Solution:

The one child who will be given 3 toys can be chosen in $\left(\begin{array}{l}4 \\ 1\end{array}\right)$ ways.

His/her 3 toys can be chosen in $\left(\begin{array}{l}9 \\ 3\end{array}\right)$ ways.

That leaves 6 toys to be distributed among 3 kids, 2 to each.

Line up these three kids in order of age.

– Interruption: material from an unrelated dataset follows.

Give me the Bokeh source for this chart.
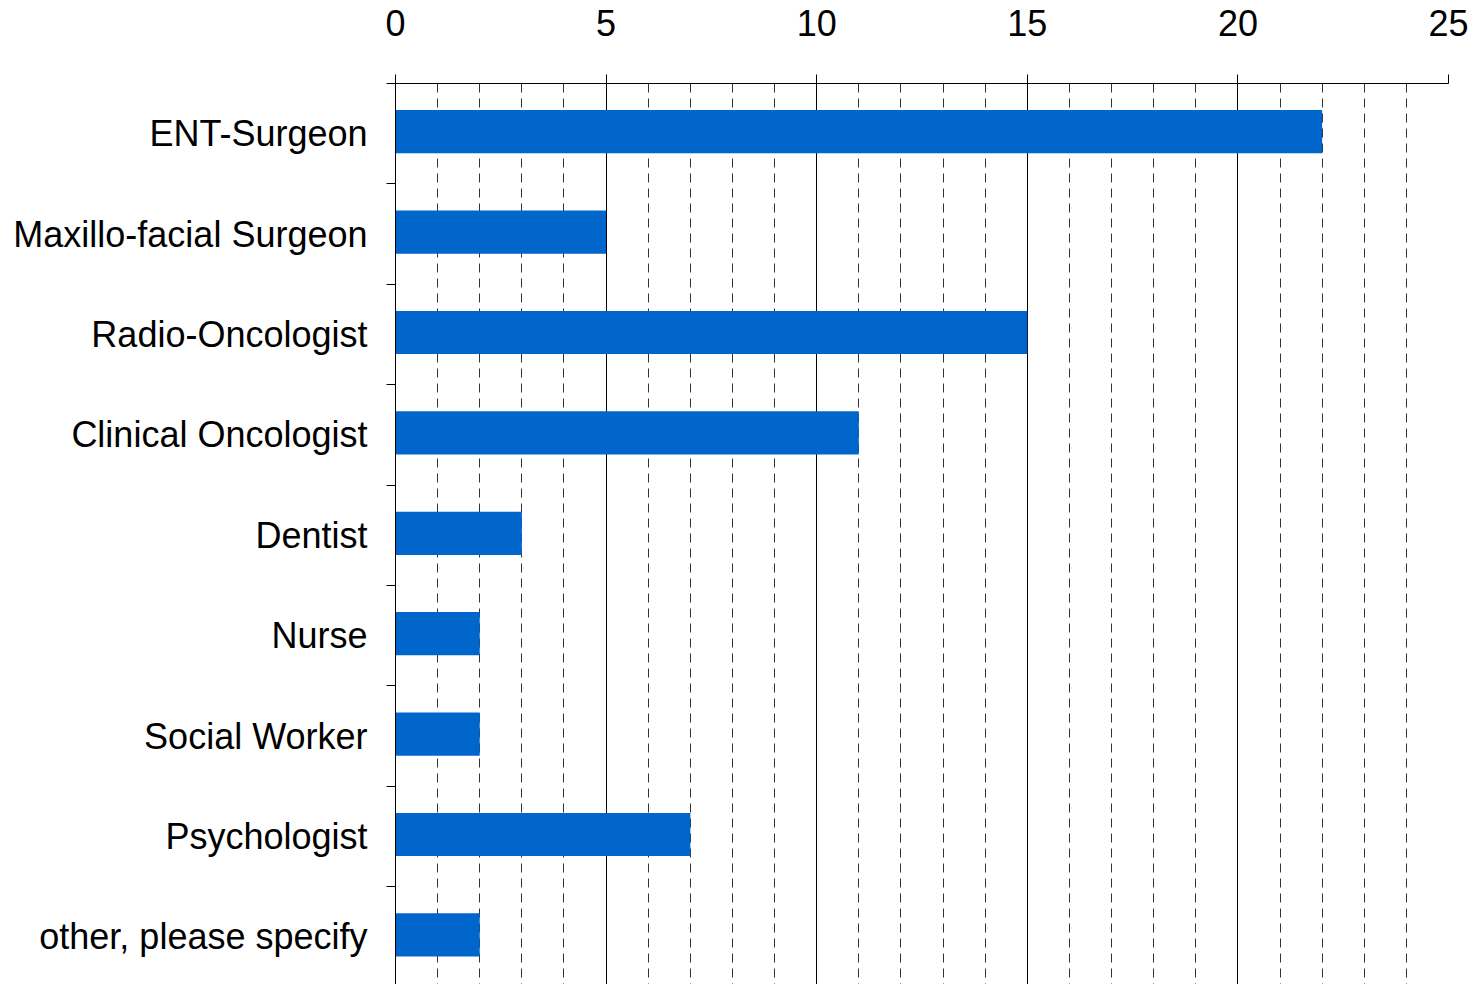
from bokeh.plotting import figure
from bokeh.models import Range1d, FixedTicker, ColumnDataSource
from bokeh.transform import dodge
from bokeh.embed import file_html
from bokeh.resources import INLINE

categories = ["ENT-Surgeon", "Maxillo-facial Surgeon", "Radio-Oncologist",
              "Clinical Oncologist", "Dentist", "Nurse", "Social Worker",
              "Psychologist", "other, please specify"]
counts = [22, 5, 15, 11, 3, 2, 2, 7, 2]
x_major = [0, 5, 10, 15, 20, 25]
x_minor = [v for v in range(0, 26) if v % 5 != 0]

idx = list(range(len(categories)))
src = ColumnDataSource(dict(y=idx, right=counts))

FONT = "Liberation Sans"

p = figure(width=1477, height=984, output_backend="svg", toolbar_location=None,
           x_range=Range1d(0, 25), y_range=Range1d(8.474, -0.5),
           x_axis_location="above", y_axis_location="left",
           min_border_left=395, min_border_right=29, min_border_top=83,
           min_border_bottom=0)
p.outline_line_color = None
p.background_fill_color = "white"
p.border_fill_color = "white"

p.hbar(y=dodge("y", -0.02, range=p.y_range), right="right", left=0, height=0.43,
       source=src, fill_color="#0066CC", line_color=None)

# x axis (top)
xa = p.xaxis[0]
xa.ticker = FixedTicker(ticks=x_major, minor_ticks=x_minor)
xa.axis_line_color = "black"
xa.axis_line_width = 1
xa.major_tick_out = 9
xa.major_tick_in = 0
xa.major_tick_line_color = "black"
xa.minor_tick_out = 0
xa.minor_tick_in = 0
xa.major_label_text_font = FONT
xa.major_label_text_font_size = "36px"
xa.major_label_text_color = "black"
xa.major_label_standoff = 39

# y axis (left)
ya = p.yaxis[0]
ya.ticker = FixedTicker(ticks=idx, minor_ticks=[i - 0.5 for i in range(len(categories) + 1)])
ya.major_label_overrides = {i: c for i, c in zip(idx, categories)}
ya.axis_line_color = "black"
ya.axis_line_width = 1
ya.major_tick_out = 0
ya.major_tick_in = 0
ya.minor_tick_out = 9
ya.minor_tick_in = 0
ya.minor_tick_line_color = "black"
ya.major_label_text_font = FONT
ya.major_label_text_font_size = "36px"
ya.major_label_text_color = "black"
ya.major_label_standoff = 19

# grids
p.ygrid.grid_line_color = None
p.xgrid.ticker = FixedTicker(ticks=x_major, minor_ticks=x_minor)
p.xgrid.grid_line_color = "black"
p.xgrid.grid_line_width = 1
p.xgrid.minor_grid_line_color = "#333333"
p.xgrid.minor_grid_line_width = 1
p.xgrid.minor_grid_line_dash = "9 6"
p.xgrid.level = "underlay"

open("out.html", "w").write(file_html(p, INLINE))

The toys for the oldest can be chosen in $\left(\begin{array}{c}6 \\ 2\end{array}\right)$ ways, and for each way the toys for the next oldest can be chosen in $\left(\begin{array}{c}4 \\ 2\end{array}\right)$ ways, for a total of $\left(\begin{array}{c}4 \\ 1\end{array}\right)\left(\begin{array}{c}9 \\ 3\end{array}\right)\left(\begin{array}{l}6 \\ 2\end{array}\right)\left(\begin{array}{l}4 \\ 2\end{array}\right)$

$=4\times84\times15\times6=30,240$

(5):

Out of 5 men, 4 women, a group of 4 is to be made with at least three women.

Total required ways are $\left(\begin{array}{l}4 \\ 3\end{array}\right)\left(\begin{array}{l}5 \\ 1\end{array}\right)+\left(\begin{array}{l}4 \\ 4\end{array}\right)\left(\begin{array}{l}5 \\ 0\end{array}\right)$

$=4\times5+1\times1=21$